Dr M’s Diary: Day 2 Saturday afternoon
Dr M talks eXtreme botany and the audience goes wild!
Saturday afternoon, the field trip planning session was put to one side for the while so we could listen to a series of afternoon talks including field network systems and the challenges of mobile learning in the wild.
The session ended with Dr M on the podium discussing the use of video for teaching and learning plant ID.
Dr M addressed the delegates and with characteristic modesty introduced his concept of eXtreme botany – and the crowd went Wild!
Wild about eXtreme botany! Wild about video for plant ID! and Wild about drmgoeswild.com!
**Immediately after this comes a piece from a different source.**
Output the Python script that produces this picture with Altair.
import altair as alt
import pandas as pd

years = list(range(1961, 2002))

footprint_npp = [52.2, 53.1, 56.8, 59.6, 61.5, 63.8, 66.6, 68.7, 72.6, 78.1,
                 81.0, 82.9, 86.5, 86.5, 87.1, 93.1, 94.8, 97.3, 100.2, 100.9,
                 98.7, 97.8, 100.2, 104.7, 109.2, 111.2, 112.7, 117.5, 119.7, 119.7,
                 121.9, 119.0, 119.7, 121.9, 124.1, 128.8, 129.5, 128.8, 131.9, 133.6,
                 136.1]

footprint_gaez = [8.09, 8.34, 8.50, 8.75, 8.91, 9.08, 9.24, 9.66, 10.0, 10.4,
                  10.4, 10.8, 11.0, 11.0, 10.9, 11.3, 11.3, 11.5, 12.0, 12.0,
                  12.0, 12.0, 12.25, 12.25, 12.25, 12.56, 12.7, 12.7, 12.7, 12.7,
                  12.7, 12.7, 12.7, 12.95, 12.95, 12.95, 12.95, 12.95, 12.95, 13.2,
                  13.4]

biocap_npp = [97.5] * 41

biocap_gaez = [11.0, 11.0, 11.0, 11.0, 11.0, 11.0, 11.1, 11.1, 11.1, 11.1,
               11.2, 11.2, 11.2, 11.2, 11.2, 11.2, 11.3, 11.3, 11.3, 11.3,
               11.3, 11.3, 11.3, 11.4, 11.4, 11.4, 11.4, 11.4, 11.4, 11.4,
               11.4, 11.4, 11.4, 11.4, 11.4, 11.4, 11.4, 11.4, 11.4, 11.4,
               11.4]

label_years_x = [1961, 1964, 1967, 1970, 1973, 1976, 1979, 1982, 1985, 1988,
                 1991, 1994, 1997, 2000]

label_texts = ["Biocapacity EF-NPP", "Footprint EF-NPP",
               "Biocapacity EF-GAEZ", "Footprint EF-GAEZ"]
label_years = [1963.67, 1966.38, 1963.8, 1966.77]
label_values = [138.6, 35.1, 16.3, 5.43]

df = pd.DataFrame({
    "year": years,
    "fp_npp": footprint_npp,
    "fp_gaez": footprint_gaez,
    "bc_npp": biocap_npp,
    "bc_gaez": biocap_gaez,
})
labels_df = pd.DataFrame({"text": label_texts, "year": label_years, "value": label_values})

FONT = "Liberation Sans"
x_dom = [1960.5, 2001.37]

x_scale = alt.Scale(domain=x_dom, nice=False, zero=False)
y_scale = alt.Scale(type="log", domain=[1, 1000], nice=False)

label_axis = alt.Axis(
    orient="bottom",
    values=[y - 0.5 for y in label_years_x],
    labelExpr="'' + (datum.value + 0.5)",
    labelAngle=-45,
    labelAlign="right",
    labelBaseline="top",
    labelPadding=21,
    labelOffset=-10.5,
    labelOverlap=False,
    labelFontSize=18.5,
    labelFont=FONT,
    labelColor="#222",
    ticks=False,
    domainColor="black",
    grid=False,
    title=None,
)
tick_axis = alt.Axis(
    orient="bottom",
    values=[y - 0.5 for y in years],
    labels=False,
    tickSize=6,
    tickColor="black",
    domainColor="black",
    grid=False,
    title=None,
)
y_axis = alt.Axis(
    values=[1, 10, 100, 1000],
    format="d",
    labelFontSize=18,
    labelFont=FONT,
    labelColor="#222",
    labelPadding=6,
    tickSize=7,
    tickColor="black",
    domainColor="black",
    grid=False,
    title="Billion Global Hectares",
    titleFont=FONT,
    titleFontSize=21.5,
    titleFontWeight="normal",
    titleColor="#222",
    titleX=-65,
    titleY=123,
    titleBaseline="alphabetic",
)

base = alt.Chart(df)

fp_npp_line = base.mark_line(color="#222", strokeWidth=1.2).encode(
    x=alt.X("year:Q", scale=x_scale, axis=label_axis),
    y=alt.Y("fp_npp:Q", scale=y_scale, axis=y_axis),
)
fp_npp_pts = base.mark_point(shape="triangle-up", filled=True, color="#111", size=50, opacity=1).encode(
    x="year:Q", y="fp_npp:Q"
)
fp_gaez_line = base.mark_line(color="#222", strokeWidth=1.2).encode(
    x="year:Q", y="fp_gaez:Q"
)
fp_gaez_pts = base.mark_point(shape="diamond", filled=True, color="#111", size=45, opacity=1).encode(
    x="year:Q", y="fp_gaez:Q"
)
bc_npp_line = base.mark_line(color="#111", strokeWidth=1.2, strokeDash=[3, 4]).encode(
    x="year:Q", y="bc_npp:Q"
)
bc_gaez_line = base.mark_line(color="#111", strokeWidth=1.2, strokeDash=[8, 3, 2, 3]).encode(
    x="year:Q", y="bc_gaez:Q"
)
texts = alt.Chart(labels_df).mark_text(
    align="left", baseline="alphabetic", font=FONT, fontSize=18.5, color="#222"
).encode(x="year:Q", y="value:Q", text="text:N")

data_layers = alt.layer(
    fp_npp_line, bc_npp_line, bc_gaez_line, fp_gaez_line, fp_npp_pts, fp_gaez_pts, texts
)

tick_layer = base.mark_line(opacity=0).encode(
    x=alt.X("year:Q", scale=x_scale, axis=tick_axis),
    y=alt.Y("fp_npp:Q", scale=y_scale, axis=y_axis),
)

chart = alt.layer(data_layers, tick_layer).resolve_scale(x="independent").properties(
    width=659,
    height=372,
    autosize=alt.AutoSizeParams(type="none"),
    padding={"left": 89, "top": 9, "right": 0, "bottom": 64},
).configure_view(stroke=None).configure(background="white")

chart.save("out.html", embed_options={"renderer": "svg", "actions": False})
Well that Dr M’s take on the proceedings so perhaps a tad biased – but only the merest tad and the images show scenes that certainly seem to corroborate Dr M’s version of events!
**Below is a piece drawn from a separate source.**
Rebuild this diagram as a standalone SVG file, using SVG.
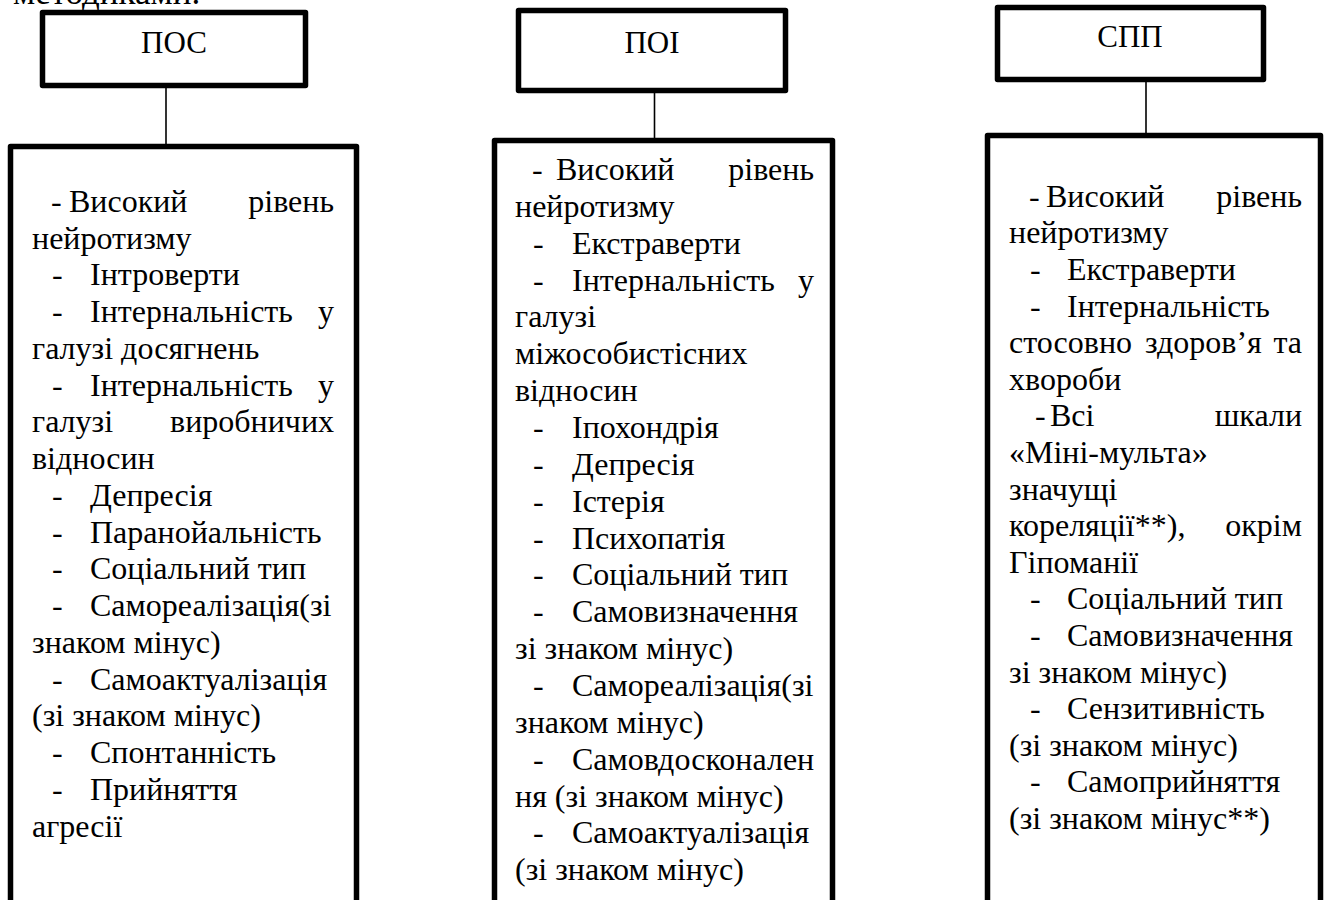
<svg xmlns="http://www.w3.org/2000/svg" width="1328" height="900" viewBox="0 0 1328 900" font-family="'Liberation Serif', 'Times New Roman', Tinos, 'DejaVu Serif', serif">
<style>
text{font-family:'Liberation Serif','Times New Roman',Tinos,'DejaVu Serif',serif;font-size:32px;fill:#000}
.hdr{font-size:31px;text-anchor:middle}
.box{fill:#fff;stroke:#000;stroke-width:5.5;stroke-linejoin:round}
.e{text-anchor:end}
.conn line{stroke:#000;stroke-width:1.6}
</style>
<rect width="1328" height="900" fill="#fff"/>
<text x="13" y="4" style="font-size:35px">методиками.</text>
<g class="conn" id="connectors">
<line x1="166" y1="76" x2="166" y2="146"/>
<line x1="654.5" y1="93" x2="654.5" y2="140"/>
<line x1="1146" y1="80" x2="1146" y2="135"/>
</g>
<g id="poc">
<rect class="box" x="42.5" y="12.5" width="263" height="73"/>
<text class="hdr" x="174" y="53">ПОС</text>
</g>
<g id="poi">
<rect class="box" x="518.5" y="10.5" width="267" height="80"/>
<text class="hdr" x="652" y="53">ПОІ</text>
</g>
<g id="spp">
<rect class="box" x="997.5" y="7.5" width="266" height="72"/>
<text class="hdr" x="1130" y="47">СПП</text>
</g>
<g id="poc-list">
<rect class="box" x="10.5" y="146.5" width="346" height="780"/>
<text x="51" y="211.7">-</text><text x="69" y="211.7">Високий</text><text class="e" x="334" y="211.7">рівень</text>
<text x="32" y="248.5">нейротизму</text>
<text x="52" y="285.2">-</text><text x="90" y="285.2">Інтроверти</text>
<text x="52" y="322">-</text><text x="90" y="322">Інтернальність</text><text class="e" x="334" y="322">у</text>
<text x="32" y="358.7">галузі досягнень</text>
<text x="52" y="395.5">-</text><text x="90" y="395.5">Інтернальність</text><text class="e" x="334" y="395.5">у</text>
<text x="32" y="432.3">галузі</text><text class="e" x="334" y="432.3">виробничих</text>
<text x="32" y="469">відносин</text>
<text x="52" y="505.8">-</text><text x="90" y="505.8">Депресія</text>
<text x="52" y="542.5">-</text><text x="90" y="542.5">Паранойальність</text>
<text x="52" y="579.3">-</text><text x="90" y="579.3">Соціальний тип</text>
<text x="52" y="616">-</text><text x="90" y="616">Самореалізація(зі</text>
<text x="32" y="652.8">знаком мінус)</text>
<text x="52" y="689.6">-</text><text x="90" y="689.6">Самоактуалізація</text>
<text x="32" y="726.3">(зі знаком мінус)</text>
<text x="52" y="763.1">-</text><text x="90" y="763.1">Спонтанність</text>
<text x="52" y="799.8">-</text><text x="90" y="799.8">Прийняття</text>
<text x="32" y="836.6">агресії</text>
</g>
<g id="poi-list">
<rect class="box" x="494.5" y="140.5" width="338" height="780"/>
<text x="532" y="180">-</text><text x="556" y="180">Високий</text><text class="e" x="814" y="180">рівень</text>
<text x="515" y="216.9">нейротизму</text>
<text x="533" y="253.7">-</text><text x="572" y="253.7">Екстраверти</text>
<text x="533" y="290.6">-</text><text x="572" y="290.6">Інтернальність</text><text class="e" x="814" y="290.6">у</text>
<text x="515" y="327.4">галузі</text>
<text x="515" y="364.3">міжособистісних</text>
<text x="515" y="401.1">відносин</text>
<text x="533" y="438">-</text><text x="572" y="438">Іпохондрія</text>
<text x="533" y="474.8">-</text><text x="572" y="474.8">Депресія</text>
<text x="533" y="511.7">-</text><text x="572" y="511.7">Істерія</text>
<text x="533" y="548.5">-</text><text x="572" y="548.5">Психопатія</text>
<text x="533" y="585.4">-</text><text x="572" y="585.4">Соціальний тип</text>
<text x="533" y="622.2">-</text><text x="572" y="622.2">Самовизначення</text>
<text x="515" y="659.1">зі знаком мінус)</text>
<text x="533" y="695.9">-</text><text x="572" y="695.9">Самореалізація(зі</text>
<text x="515" y="732.8">знаком мінус)</text>
<text x="533" y="769.6">-</text><text x="572" y="769.6">Самовдосконален</text>
<text x="515" y="806.5">ня (зі знаком мінус)</text>
<text x="533" y="843.3">-</text><text x="572" y="843.3">Самоактуалізація</text>
<text x="515" y="880.2">(зі знаком мінус)</text>
</g>
<g id="spp-list">
<rect class="box" x="987.5" y="135.5" width="333" height="780"/>
<text x="1029" y="206.7">-</text><text x="1046" y="206.7">Високий</text><text class="e" x="1302" y="206.7">рівень</text>
<text x="1009" y="243.3">нейротизму</text>
<text x="1030" y="279.9">-</text><text x="1067" y="279.9">Екстраверти</text>
<text x="1030" y="316.5">-</text><text x="1067" y="316.5">Інтернальність</text>
<text x="1009" y="353.1">стосовно</text><text x="1145" y="353.1">здоров’я</text><text class="e" x="1302" y="353.1">та</text>
<text x="1009" y="389.7">хвороби</text>
<text x="1035" y="426.3">-</text><text x="1050" y="426.3">Всі</text><text class="e" x="1302" y="426.3">шкали</text>
<text x="1009" y="462.9">«Міні-мульта»</text>
<text x="1009" y="499.5">значущі</text>
<text x="1009" y="536.1">кореляції**),</text><text class="e" x="1302" y="536.1">окрім</text>
<text x="1009" y="572.7">Гіпоманії</text>
<text x="1030" y="609.3">-</text><text x="1067" y="609.3">Соціальний тип</text>
<text x="1030" y="645.9">-</text><text x="1067" y="645.9">Самовизначення</text>
<text x="1009" y="682.5">зі знаком мінус)</text>
<text x="1030" y="719.1">-</text><text x="1067" y="719.1">Сензитивність</text>
<text x="1009" y="755.7">(зі знаком мінус)</text>
<text x="1030" y="792.3">-</text><text x="1067" y="792.3">Самоприйняття</text>
<text x="1009" y="828.9">(зі знаком мінус**)</text>
</g>
</svg>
After the presentation from Dr M it was over to the audience for discussion, “What makes the ultimate plant ID video?”, “How best to develop a Plant ID video library?”, “What are the best practice tips?”.
The audience discussion raised valuable issues and pointers towards the future of video for plant ID.
(1) User focus – Make sure the concept is developed for what the users want, so discuss with students and other audiences and find out what they want and work from the user needs.
(2) Tag the video library – Students working in a particular habitat might prefer to see the videos grouped by woodland, grassland, heathland etc. Dr M is resistant to this idea of organising a video library by habitats because he is a firm believer in teaching plant families as a means of developing long term and deep ID skills. However, different user requirements could be met by tagging the video library by criteria such as “family”, “habitat”, “flower colour” even “season” etc. And so different users could sort and search by preferred category.
(3) Use the best tools for the job – In addition to conventiona video tools, EFL has demonstrated exciting iPad apps that could be valuable for preparing teaching and learning materials, e.g Explain Everything which allows the user to combine mixed media – still shots, video, and even adding hand drawn annotations and narrations/voice overs.